In Germania il calo è stato più contenuto: gli spostamenti per fare la spesa e recarsi in farmacia si sono dimezzati, così come il numero delle persone che hanno frequentato i parchi delle città tedesche. La stessa dinamica si osserva nella mobilità per ragioni lavorative, che è calata del 39 per cento, in maniera quindi molto meno marcata che in Italia e Francia.
La Spagna, il paese in cui gli effetti del coronavirus sono stati più simili all’Italia, il comportamento rilevato dall’analisi, non a caso, è praticamente una fotocopia di quello raccolto nel nostro paese. Mentre nel Regno Unito si nota una ingente riduzione degli spostamenti per attività ricreative e tempo libero (meno 85 per cento rispetto alla media pre-coronavirus), e una meno marcata tendenza a evitare la spesa al dettaglio (meno 46 per cento). Nelle stazioni di metro, treni e bus si è osservato un calo del 75 per cento di utenti.
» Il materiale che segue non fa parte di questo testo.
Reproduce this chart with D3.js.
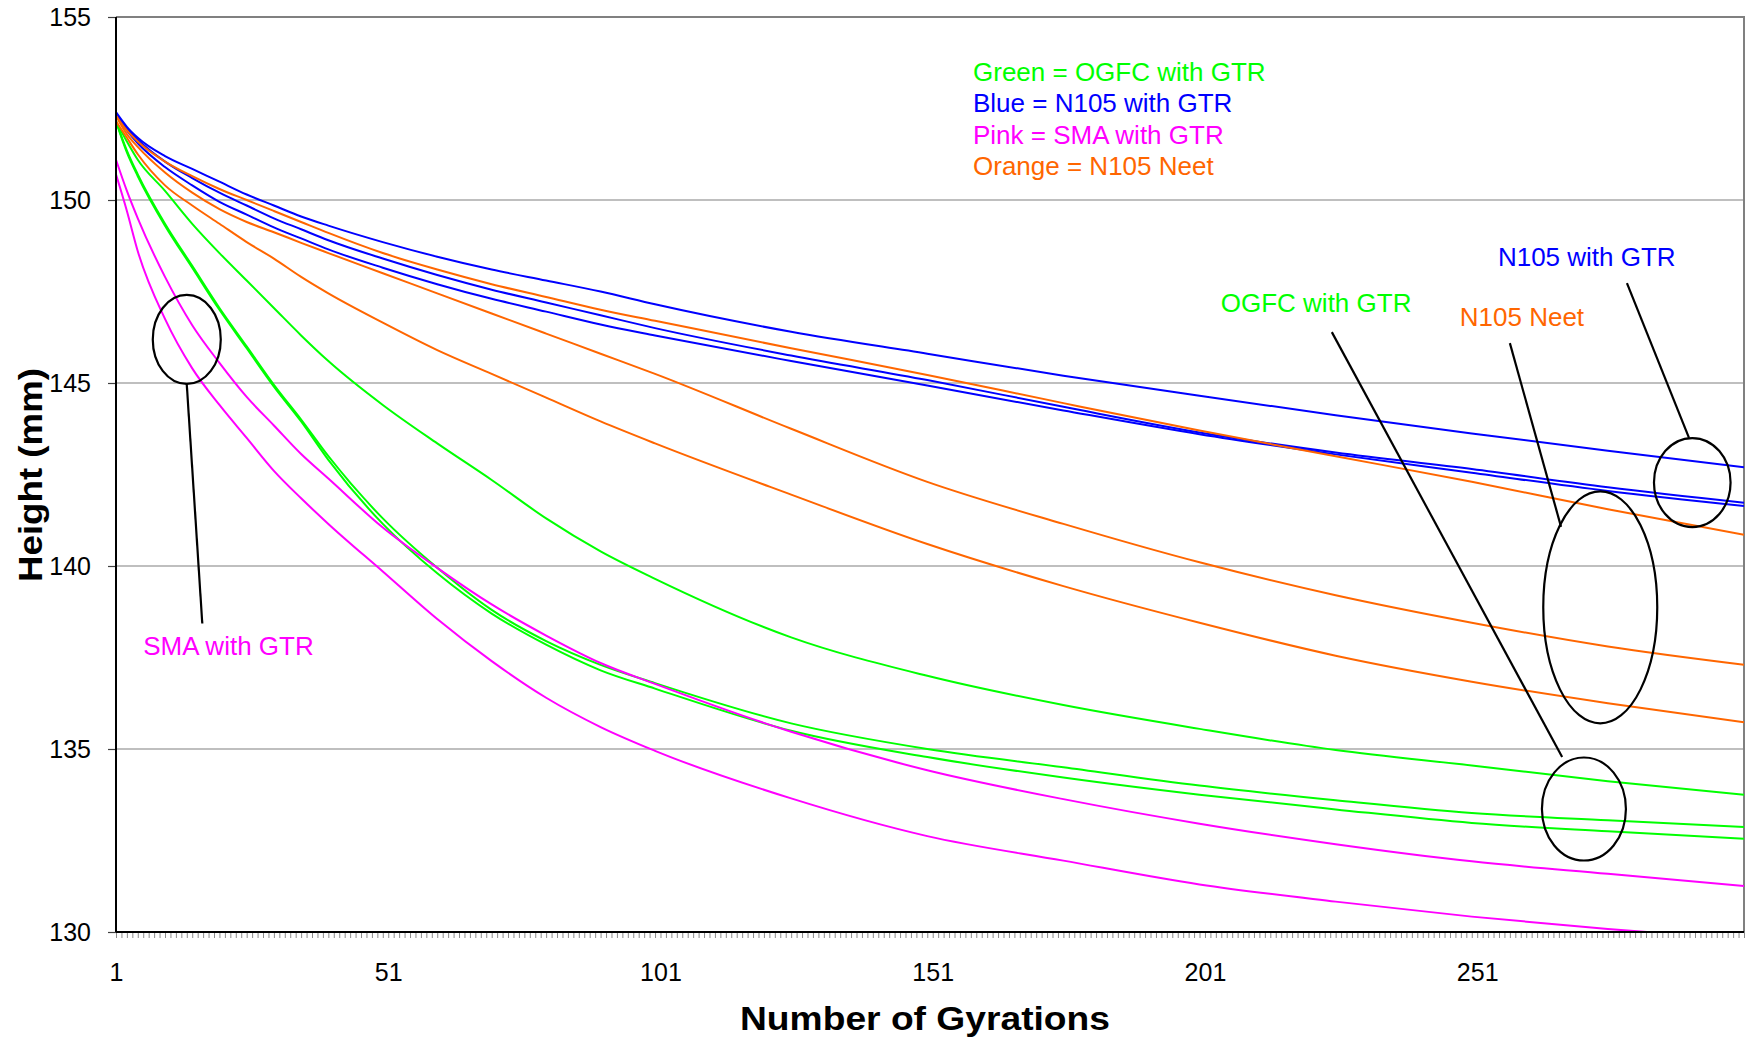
<!DOCTYPE html>
<html>
<head>
<meta charset="utf-8">
<script src="https://cdn.jsdelivr.net/npm/d3@7"></script>
<style>
  body { margin: 0; background: #fff; }
  svg { display: block; font-family: "Liberation Sans", Arial, sans-serif; }
</style>
</head>
<body>
<div class="chart"></div>
<script>
var gyrations = [1, 3, 5, 10, 15, 20, 25, 30, 35, 40, 50, 60, 70, 80, 90, 100, 125, 150, 175, 200, 225, 250, 275, 300];

// N105 with GTR (blue)
var n105GtrA = [152.4, 152.0, 151.7, 151.2, 150.85, 150.5, 150.15, 149.85, 149.55, 149.3, 148.85, 148.45, 148.1, 147.8, 147.5, 147.15, 146.4, 145.8, 145.2, 144.65, 144.12, 143.62, 143.15, 142.7];
var n105GtrB = [152.35, 151.95, 151.65, 151.05, 150.6, 150.2, 149.85, 149.5, 149.2, 148.9, 148.4, 147.95, 147.55, 147.2, 146.85, 146.5, 145.75, 145.08, 144.35, 143.65, 143.1, 142.65, 142.15, 141.73];
var n105GtrC = [152.35, 151.9, 151.55, 150.9, 150.4, 149.95, 149.6, 149.25, 148.95, 148.65, 148.15, 147.7, 147.3, 146.95, 146.6, 146.3, 145.6, 144.93, 144.25, 143.6, 143.05, 142.55, 142.05, 141.64];

// N105 Neet (orange)
var n105NeetA = [152.3, 151.9, 151.6, 151.05, 150.65, 150.3, 150.0, 149.7, 149.4, 149.1, 148.55, 148.1, 147.7, 147.35, 147.0, 146.7, 145.95, 145.22, 144.45, 143.7, 143.0, 142.3, 141.55, 140.85];
var n105NeetB = [152.3, 151.8, 151.45, 150.75, 150.2, 149.75, 149.4, 149.12, 148.83, 148.55, 148.0, 147.45, 146.9, 146.35, 145.8, 145.25, 143.75, 142.3, 141.15, 140.1, 139.2, 138.45, 137.8, 137.3];
var n105NeetC = [152.15, 151.7, 151.25, 150.4, 149.85, 149.35, 148.85, 148.4, 147.9, 147.45, 146.65, 145.9, 145.25, 144.6, 143.95, 143.35, 141.95, 140.6, 139.45, 138.45, 137.55, 136.84, 136.25, 135.73];

// OGFC with GTR (green)
var ogfcA = [152.15, 151.6, 151.1, 150.25, 149.35, 148.55, 147.8, 147.05, 146.3, 145.6, 144.4, 143.35, 142.35, 141.3, 140.4, 139.65, 138.05, 137.0, 136.2, 135.55, 134.97, 134.55, 134.12, 133.75];
var ogfcB = [152.15, 151.35, 150.7, 149.35, 148.2, 147.05, 146.0, 144.95, 144.0, 143.0, 141.3, 139.95, 138.8, 137.95, 137.3, 136.8, 135.7, 135.0, 134.5, 134.0, 133.6, 133.25, 133.05, 132.87];
var ogfcC = [152.15, 151.3, 150.65, 149.3, 148.15, 147.0, 145.95, 144.9, 143.95, 142.9, 141.15, 139.8, 138.7, 137.85, 137.15, 136.65, 135.5, 134.78, 134.22, 133.75, 133.35, 132.98, 132.75, 132.55];

// SMA with GTR (pink)
var smaA = [151.1, 150.25, 149.5, 147.9, 146.58, 145.55, 144.62, 143.84, 143.06, 142.39, 141.05, 139.95, 138.95, 138.1, 137.35, 136.78, 135.47, 134.42, 133.63, 132.96, 132.4, 131.93, 131.59, 131.26];
var smaB = [150.7, 149.7, 148.6, 146.75, 145.4, 144.4, 143.5, 142.6, 141.85, 141.15, 139.85, 138.55, 137.4, 136.4, 135.6, 134.95, 133.65, 132.62, 131.95, 131.3, 130.83, 130.42, 130.08, 129.8];

var yTicks = [130, 135, 140, 145, 150, 155];
var xLabelTicks = [1, 51, 101, 151, 201, 251];
var legendLines = ["Green = OGFC with GTR", "Blue = N105 with GTR", "Pink = SMA with GTR", "Orange = N105 Neet"];
var legendColors = ["#00ff00", "#0000ff", "#ff00ff", "#ff6600"];

var seriesList = [
    {values: ogfcA, color: "#00ff00"},
    {values: ogfcB, color: "#00ff00"},
    {values: ogfcC, color: "#00ff00"},
    {values: n105GtrA, color: "#0000ff"},
    {values: n105GtrB, color: "#0000ff"},
    {values: n105GtrC, color: "#0000ff"},
    {values: n105NeetA, color: "#ff6600"},
    {values: n105NeetB, color: "#ff6600"},
    {values: n105NeetC, color: "#ff6600"},
    {values: smaA, color: "#ff00ff"},
    {values: smaB, color: "#ff00ff"}
];

var svgWidth = 1750;
var svgHeight = 1043;
var margin = {top: 17, right: 6, bottom: 111, left: 116};
var width = svgWidth - margin.left - margin.right;
var height = svgHeight - margin.top - margin.bottom;

var svg = d3.select(".chart")
    .append("svg")
    .attr("width", svgWidth)
    .attr("height", svgHeight);

svg.append("rect").attr("width", svgWidth).attr("height", svgHeight).attr("fill", "#fff");

var chartGroup = svg.append("g")
    .attr("transform", `translate(${margin.left}, ${margin.top})`);

var x = d3.scaleLinear().domain([1, 300]).range([0, width]);
var y = d3.scaleLinear().domain([130, 155]).range([height, 0]);

// gridlines
chartGroup.append("g")
    .selectAll("line")
    .data(yTicks.filter(d => d > 130 && d < 155))
    .enter()
    .append("line")
    .attr("x1", 0).attr("x2", width)
    .attr("y1", d => y(d)).attr("y2", d => y(d))
    .attr("stroke", "#808080")
    .attr("stroke-width", 1.2);

// plot area border (top and right)
chartGroup.append("path")
    .attr("d", `M0,${y(155)}H${width}V${height}`)
    .attr("fill", "none")
    .attr("stroke", "#808080")
    .attr("stroke-width", 2);

// series
chartGroup.append("clipPath").attr("id", "plotClip")
    .append("rect").attr("x", 0).attr("y", 0).attr("width", width).attr("height", height);

var line = d3.line()
    .x(d => x(d.g))
    .y(d => y(d.v))
    .curve(d3.curveMonotoneX);

chartGroup.append("g")
    .attr("clip-path", "url(#plotClip)")
    .selectAll("path")
    .data(seriesList)
    .enter()
    .append("path")
    .attr("fill", "none")
    .attr("stroke", d => d.color)
    .attr("stroke-width", 2)
    .attr("d", d => line(d.values.map((v, i) => ({g: gyrations[i], v: v}))));

// x axis: a tick for every gyration, label every 50
var bottomAxis = d3.axisBottom(x)
    .tickValues(d3.range(1, 301))
    .tickSize(6)
    .tickPadding(25)
    .tickFormat(d => xLabelTicks.includes(d) ? d : "");

var gx = chartGroup.append("g")
    .attr("transform", `translate(0, ${height})`)
    .call(bottomAxis);
gx.select(".domain").remove();
gx.selectAll(".tick line").attr("stroke", "#8c8c8c").attr("stroke-width", 1);
gx.selectAll("text")
    .attr("font-family", "'Liberation Sans', Arial, sans-serif")
    .attr("font-size", 25)
    .attr("fill", "#000");

// y axis
var leftAxis = d3.axisLeft(y)
    .tickValues(yTicks)
    .tickSize(8)
    .tickPadding(17)
    .tickFormat(d3.format("d"));

var gy = chartGroup.append("g").call(leftAxis);
gy.select(".domain").remove();
gy.selectAll(".tick line").attr("stroke", "#404040").attr("stroke-width", 1.2);
gy.selectAll("text")
    .attr("font-family", "'Liberation Sans', Arial, sans-serif")
    .attr("font-size", 25)
    .attr("fill", "#000");

// axis lines
chartGroup.append("line")
    .attr("x1", 0).attr("x2", 0).attr("y1", 0).attr("y2", height)
    .attr("stroke", "#000").attr("stroke-width", 2);
chartGroup.append("line")
    .attr("x1", 0).attr("x2", width).attr("y1", height).attr("y2", height)
    .attr("stroke", "#000").attr("stroke-width", 2);

// axis titles
chartGroup.append("text")
    .attr("transform", `translate(${30 - margin.left}, ${475 - margin.top}) rotate(-90)`)
    .attr("text-anchor", "middle")
    .attr("dominant-baseline", "central")
    .attr("font-size", 34)
    .attr("font-weight", "bold")
    .attr("textLength", 214)
    .attr("lengthAdjust", "spacingAndGlyphs")
    .text("Height (mm)");

chartGroup.append("text")
    .attr("x", 925 - margin.left)
    .attr("y", 1030 - margin.top)
    .attr("text-anchor", "middle")
    .attr("font-size", 34)
    .attr("font-weight", "bold")
    .attr("textLength", 370)
    .attr("lengthAdjust", "spacingAndGlyphs")
    .text("Number of Gyrations");

// colour legend
chartGroup.append("g")
    .selectAll("text")
    .data(legendLines)
    .enter()
    .append("text")
    .attr("x", 973 - margin.left)
    .attr("y", (d, i) => 81 - margin.top + i * 31.3)
    .attr("font-size", 26)
    .attr("fill", (d, i) => legendColors[i])
    .text(d => d);

// callouts: ellipse centre and label/pointer positions in data units
var callouts = [
    {label: "SMA with GTR", color: "#ff00ff", tx: 6.0, ty: 137.57,
     cx: 14.0, cy: 146.19, rx: 34, ry: 44.5, from: [13.98, 145.0], to: [16.85, 138.43]},
    {label: "N105 with GTR", color: "#0000ff", tx: 254.8, ty: 148.2,
     cx: 290.5, cy: 142.28, rx: 38.3, ry: 44.5, from: [289.9, 143.5], to: [278.5, 147.73]},
    {label: "N105 Neet", color: "#ff6600", tx: 247.8, ty: 146.57,
     cx: 273.6, cy: 138.87, rx: 57, ry: 116, from: [266.4, 141.07], to: [257.0, 146.09]},
    {label: "OGFC with GTR", color: "#00ff00", tx: 203.9, ty: 146.93,
     cx: 270.6, cy: 133.36, rx: 42, ry: 51.5, from: [266.6, 134.78], to: [224.3, 146.39]}
];

var callGroup = chartGroup.append("g");
callouts.forEach(function (c) {
    callGroup.append("ellipse")
        .attr("cx", x(c.cx)).attr("cy", y(c.cy))
        .attr("rx", c.rx).attr("ry", c.ry)
        .attr("fill", "none").attr("stroke", "#000").attr("stroke-width", 2.2);
    callGroup.append("line")
        .attr("x1", x(c.from[0])).attr("y1", y(c.from[1]))
        .attr("x2", x(c.to[0])).attr("y2", y(c.to[1]))
        .attr("stroke", "#000").attr("stroke-width", 2.2);
    callGroup.append("text")
        .attr("x", x(c.tx)).attr("y", y(c.ty))
        .attr("font-size", 26)
        .attr("fill", c.color)
        .text(c.label);
});
</script>
</body>
</html>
(dati riferiti alla Svezia)
C’è però un paese in cui queste dinamiche non si osservano. In Svezia la diffusione dell’epidemia è stata affrontata osservando una serie di limitazioni molto blande, e la maggior parte delle attività commerciali è rimasta aperta secondo gli orari di routine. Se le notizie provenienti dall’estero hanno comunque provocato un allarme contenuto nei cittadini, i cui spostamenti per raggiungere bar e ristoranti si sono contratti del 24 per cento, complice forse anche l’inizio di primavera non si sono fatti spaventare dalle opzioni di socialità all’aperto: la mobilità da e verso i parchi è cresciuta di oltre il 40 per cento.